Supplied material ->
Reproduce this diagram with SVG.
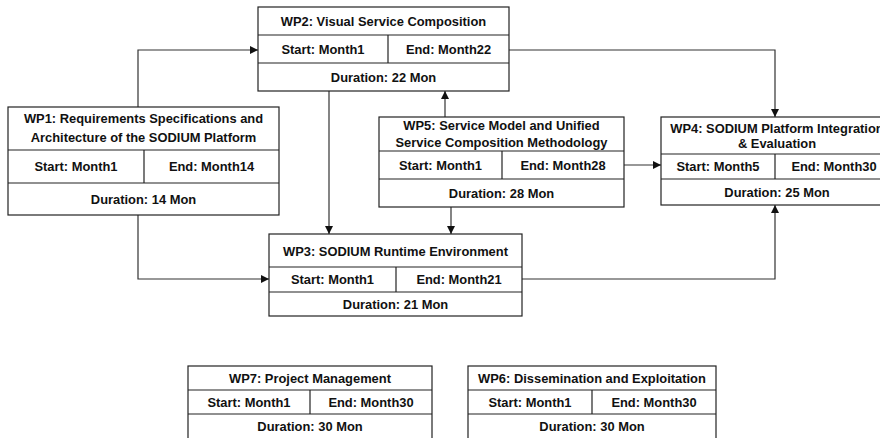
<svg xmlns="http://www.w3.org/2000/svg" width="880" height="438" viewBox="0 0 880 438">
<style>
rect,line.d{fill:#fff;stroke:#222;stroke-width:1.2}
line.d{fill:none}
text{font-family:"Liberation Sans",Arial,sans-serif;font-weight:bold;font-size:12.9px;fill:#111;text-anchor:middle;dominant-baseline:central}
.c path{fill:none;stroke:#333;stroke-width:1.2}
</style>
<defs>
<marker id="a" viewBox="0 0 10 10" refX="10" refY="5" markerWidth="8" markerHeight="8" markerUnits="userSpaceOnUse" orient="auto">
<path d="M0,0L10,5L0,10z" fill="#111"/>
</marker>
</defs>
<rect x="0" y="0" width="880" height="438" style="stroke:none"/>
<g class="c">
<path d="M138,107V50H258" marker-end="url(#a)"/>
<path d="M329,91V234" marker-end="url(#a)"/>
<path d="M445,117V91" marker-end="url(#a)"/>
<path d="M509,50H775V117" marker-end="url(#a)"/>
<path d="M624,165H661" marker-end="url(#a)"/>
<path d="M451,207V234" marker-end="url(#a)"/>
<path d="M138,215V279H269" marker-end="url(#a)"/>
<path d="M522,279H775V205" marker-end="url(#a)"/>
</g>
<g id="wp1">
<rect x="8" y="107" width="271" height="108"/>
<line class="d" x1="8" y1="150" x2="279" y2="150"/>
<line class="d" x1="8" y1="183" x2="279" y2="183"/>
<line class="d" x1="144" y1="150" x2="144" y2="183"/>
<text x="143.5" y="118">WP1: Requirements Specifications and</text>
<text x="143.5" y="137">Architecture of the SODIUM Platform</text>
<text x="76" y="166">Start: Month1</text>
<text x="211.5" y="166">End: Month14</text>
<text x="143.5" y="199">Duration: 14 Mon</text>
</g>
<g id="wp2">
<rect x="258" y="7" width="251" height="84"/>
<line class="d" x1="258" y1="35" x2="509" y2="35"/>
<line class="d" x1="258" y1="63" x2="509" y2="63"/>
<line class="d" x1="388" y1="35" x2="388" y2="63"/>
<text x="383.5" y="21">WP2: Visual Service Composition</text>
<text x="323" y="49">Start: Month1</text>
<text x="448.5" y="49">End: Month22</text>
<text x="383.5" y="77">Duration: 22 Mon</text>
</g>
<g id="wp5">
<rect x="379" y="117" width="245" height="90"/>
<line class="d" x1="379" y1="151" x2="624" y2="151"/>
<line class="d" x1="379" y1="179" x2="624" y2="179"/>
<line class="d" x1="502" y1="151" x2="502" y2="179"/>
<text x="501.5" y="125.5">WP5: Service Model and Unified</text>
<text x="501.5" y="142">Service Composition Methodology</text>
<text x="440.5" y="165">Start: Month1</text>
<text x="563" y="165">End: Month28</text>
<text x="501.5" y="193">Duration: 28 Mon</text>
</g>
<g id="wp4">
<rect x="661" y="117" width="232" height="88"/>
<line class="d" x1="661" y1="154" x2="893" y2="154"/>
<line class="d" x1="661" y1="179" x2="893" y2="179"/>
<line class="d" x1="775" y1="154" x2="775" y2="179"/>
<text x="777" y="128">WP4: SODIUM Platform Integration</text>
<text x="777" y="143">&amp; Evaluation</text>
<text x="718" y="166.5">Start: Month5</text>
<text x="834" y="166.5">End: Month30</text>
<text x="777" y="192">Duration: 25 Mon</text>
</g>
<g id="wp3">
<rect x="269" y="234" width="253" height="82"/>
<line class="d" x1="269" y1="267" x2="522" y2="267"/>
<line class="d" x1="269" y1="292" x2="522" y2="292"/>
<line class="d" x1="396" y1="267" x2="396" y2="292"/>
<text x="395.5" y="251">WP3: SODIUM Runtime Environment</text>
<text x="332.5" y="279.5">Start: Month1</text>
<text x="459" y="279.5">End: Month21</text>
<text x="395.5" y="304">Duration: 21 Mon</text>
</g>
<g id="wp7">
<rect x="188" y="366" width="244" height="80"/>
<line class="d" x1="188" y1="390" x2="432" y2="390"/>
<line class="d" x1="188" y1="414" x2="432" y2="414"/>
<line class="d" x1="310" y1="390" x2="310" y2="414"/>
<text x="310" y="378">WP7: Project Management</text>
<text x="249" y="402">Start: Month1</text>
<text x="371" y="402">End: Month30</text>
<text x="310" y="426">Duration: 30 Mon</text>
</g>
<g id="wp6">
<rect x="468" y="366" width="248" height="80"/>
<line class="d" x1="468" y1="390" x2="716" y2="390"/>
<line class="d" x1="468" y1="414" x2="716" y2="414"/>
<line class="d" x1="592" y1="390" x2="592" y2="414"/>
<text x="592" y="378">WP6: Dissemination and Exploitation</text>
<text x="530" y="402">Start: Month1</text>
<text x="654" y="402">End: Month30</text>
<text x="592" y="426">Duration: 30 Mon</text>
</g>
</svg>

Exercise objective -> Reproduce the whole listing above word for word, but not its pictures.

The answer ->
Reproduce this diagram with SVG.
<svg xmlns="http://www.w3.org/2000/svg" width="880" height="438" viewBox="0 0 880 438">
<style>
rect,line.d{fill:#fff;stroke:#222;stroke-width:1.2}
line.d{fill:none}
text{font-family:"Liberation Sans",Arial,sans-serif;font-weight:bold;font-size:12.9px;fill:#111;text-anchor:middle;dominant-baseline:central}
.c path{fill:none;stroke:#333;stroke-width:1.2}
</style>
<defs>
<marker id="a" viewBox="0 0 10 10" refX="10" refY="5" markerWidth="8" markerHeight="8" markerUnits="userSpaceOnUse" orient="auto">
<path d="M0,0L10,5L0,10z" fill="#111"/>
</marker>
</defs>
<rect x="0" y="0" width="880" height="438" style="stroke:none"/>
<g class="c">
<path d="M138,107V50H258" marker-end="url(#a)"/>
<path d="M329,91V234" marker-end="url(#a)"/>
<path d="M445,117V91" marker-end="url(#a)"/>
<path d="M509,50H775V117" marker-end="url(#a)"/>
<path d="M624,165H661" marker-end="url(#a)"/>
<path d="M451,207V234" marker-end="url(#a)"/>
<path d="M138,215V279H269" marker-end="url(#a)"/>
<path d="M522,279H775V205" marker-end="url(#a)"/>
</g>
<g id="wp1">
<rect x="8" y="107" width="271" height="108"/>
<line class="d" x1="8" y1="150" x2="279" y2="150"/>
<line class="d" x1="8" y1="183" x2="279" y2="183"/>
<line class="d" x1="144" y1="150" x2="144" y2="183"/>
<text x="143.5" y="118">WP1: Requirements Specifications and</text>
<text x="143.5" y="137">Architecture of the SODIUM Platform</text>
<text x="76" y="166">Start: Month1</text>
<text x="211.5" y="166">End: Month14</text>
<text x="143.5" y="199">Duration: 14 Mon</text>
</g>
<g id="wp2">
<rect x="258" y="7" width="251" height="84"/>
<line class="d" x1="258" y1="35" x2="509" y2="35"/>
<line class="d" x1="258" y1="63" x2="509" y2="63"/>
<line class="d" x1="388" y1="35" x2="388" y2="63"/>
<text x="383.5" y="21">WP2: Visual Service Composition</text>
<text x="323" y="49">Start: Month1</text>
<text x="448.5" y="49">End: Month22</text>
<text x="383.5" y="77">Duration: 22 Mon</text>
</g>
<g id="wp5">
<rect x="379" y="117" width="245" height="90"/>
<line class="d" x1="379" y1="151" x2="624" y2="151"/>
<line class="d" x1="379" y1="179" x2="624" y2="179"/>
<line class="d" x1="502" y1="151" x2="502" y2="179"/>
<text x="501.5" y="125.5">WP5: Service Model and Unified</text>
<text x="501.5" y="142">Service Composition Methodology</text>
<text x="440.5" y="165">Start: Month1</text>
<text x="563" y="165">End: Month28</text>
<text x="501.5" y="193">Duration: 28 Mon</text>
</g>
<g id="wp4">
<rect x="661" y="117" width="232" height="88"/>
<line class="d" x1="661" y1="154" x2="893" y2="154"/>
<line class="d" x1="661" y1="179" x2="893" y2="179"/>
<line class="d" x1="775" y1="154" x2="775" y2="179"/>
<text x="777" y="128">WP4: SODIUM Platform Integration</text>
<text x="777" y="143">&amp; Evaluation</text>
<text x="718" y="166.5">Start: Month5</text>
<text x="834" y="166.5">End: Month30</text>
<text x="777" y="192">Duration: 25 Mon</text>
</g>
<g id="wp3">
<rect x="269" y="234" width="253" height="82"/>
<line class="d" x1="269" y1="267" x2="522" y2="267"/>
<line class="d" x1="269" y1="292" x2="522" y2="292"/>
<line class="d" x1="396" y1="267" x2="396" y2="292"/>
<text x="395.5" y="251">WP3: SODIUM Runtime Environment</text>
<text x="332.5" y="279.5">Start: Month1</text>
<text x="459" y="279.5">End: Month21</text>
<text x="395.5" y="304">Duration: 21 Mon</text>
</g>
<g id="wp7">
<rect x="188" y="366" width="244" height="80"/>
<line class="d" x1="188" y1="390" x2="432" y2="390"/>
<line class="d" x1="188" y1="414" x2="432" y2="414"/>
<line class="d" x1="310" y1="390" x2="310" y2="414"/>
<text x="310" y="378">WP7: Project Management</text>
<text x="249" y="402">Start: Month1</text>
<text x="371" y="402">End: Month30</text>
<text x="310" y="426">Duration: 30 Mon</text>
</g>
<g id="wp6">
<rect x="468" y="366" width="248" height="80"/>
<line class="d" x1="468" y1="390" x2="716" y2="390"/>
<line class="d" x1="468" y1="414" x2="716" y2="414"/>
<line class="d" x1="592" y1="390" x2="592" y2="414"/>
<text x="592" y="378">WP6: Dissemination and Exploitation</text>
<text x="530" y="402">Start: Month1</text>
<text x="654" y="402">End: Month30</text>
<text x="592" y="426">Duration: 30 Mon</text>
</g>
</svg>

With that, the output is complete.